01/15/2004 Mr. Joshua: Texx, this is a comment board...I claim no authority; I merely submitted my commentary. As for your insinuation that I have some reactionary ax to grind because you are a relative newcomer, I can only respond as follows: 1). You've been here longer than I. 2). I call em like I see em...there's no hidden agenda. Now, as for why your short is a blatant fucking rip-off, allow me to elaborate, since you seem to think they are as different as "The Great Gatsby" and a Barbara Cartland romance novel. The meat of both shorts is a stand-up comic spewing a deliberately unfunny (any yours is definitely unfunnier)and corny monologue. How hard is that to understand?
01/15/2004 Dick Vomit: Fuckbeans! FUCKBEANS!
01/15/2004 Texxx: Well Joshua, I wasn't insinuating that you in particular had an axe to grind. Certainly, as a newcomer yourself, you don't. If you don't like the short, that's certainly your prerogative, just as it is everyone else's here. I'm just a little sensitive to the fact that some of the authors seem a little too enamored with one another. But I'm a little slow, too. So maybe you can tell me some more about their similarities. Between the shorts.
01/15/2004 Texxx: Start sucking, Danko?
01/15/2004 Texxx: Actually, Joshua, to clarify things, there is actually a pretty crucial difference between the shorts. The subjects are definitely similar: bad stand-up comic, offending people with material that really doesn't constitute 'jokes' per se. But Feldspar's comic is pretty mean-spirited, whereas my comic is more of a lunatic. Feldspar's seems really beaten down, and he resorts to directly insulting the audience. Mine is slowly losing his mind, which is partially explained in the beginning through the interview with his wife. So I hope this spells things out a little better.
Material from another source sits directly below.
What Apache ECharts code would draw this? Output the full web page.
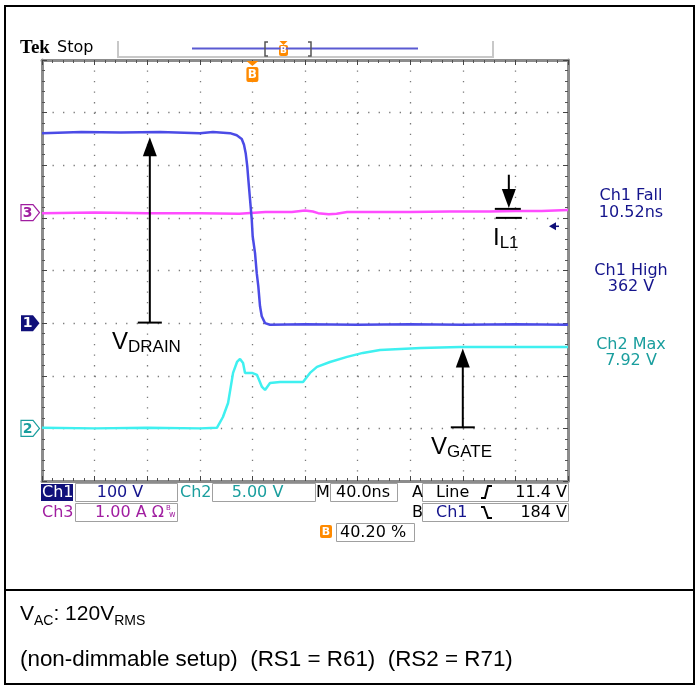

01/15/2004 Dylan Danko: Is that your choice? Hey, it's totally up to you.
01/16/2004 scoop: Jon Feldspar: cool. for a second, i thought you didn't like the short.
01/16/2004 Ewan Snow: Scoop, please explain.
01/16/2004 Dylan Danko: Oh, Texxx. If you're interested in circle jerks and the trauma they can cause you should see my criminally underrated short on the matter. Then maybe you wouldn't joke about such a serious subject.
01/16/2004 scoop: Dear Ewan, Umm. I thought it would be funny to nakedly palgarize a Feldspar comment in the midst of an argument about whether Feldspar work had been plagarized. But now that I've explained it, it's probably not all that funny. Kinda like the remake of Texas Chiansaw Massacre. Leatherface with the bad acne and all.
01/16/2004 Ewan Snow: Got it. But I don't remember Feldspar making that comment... Either way, I think we're getting off topic. Let's please all continue to focus on how much this short suxxx.
01/16/2004 Dick Vomit: Still fuckbeans.
01/19/2004 Moe-Ron: Is Texxx a girl?
01/27/2004 Joseph Keith: im a lil bit stuck on the polish thing...
01/28/2004 annebot: Hey man, I'm all for using slurs, slights and put downs but MAKE IT FUNNY!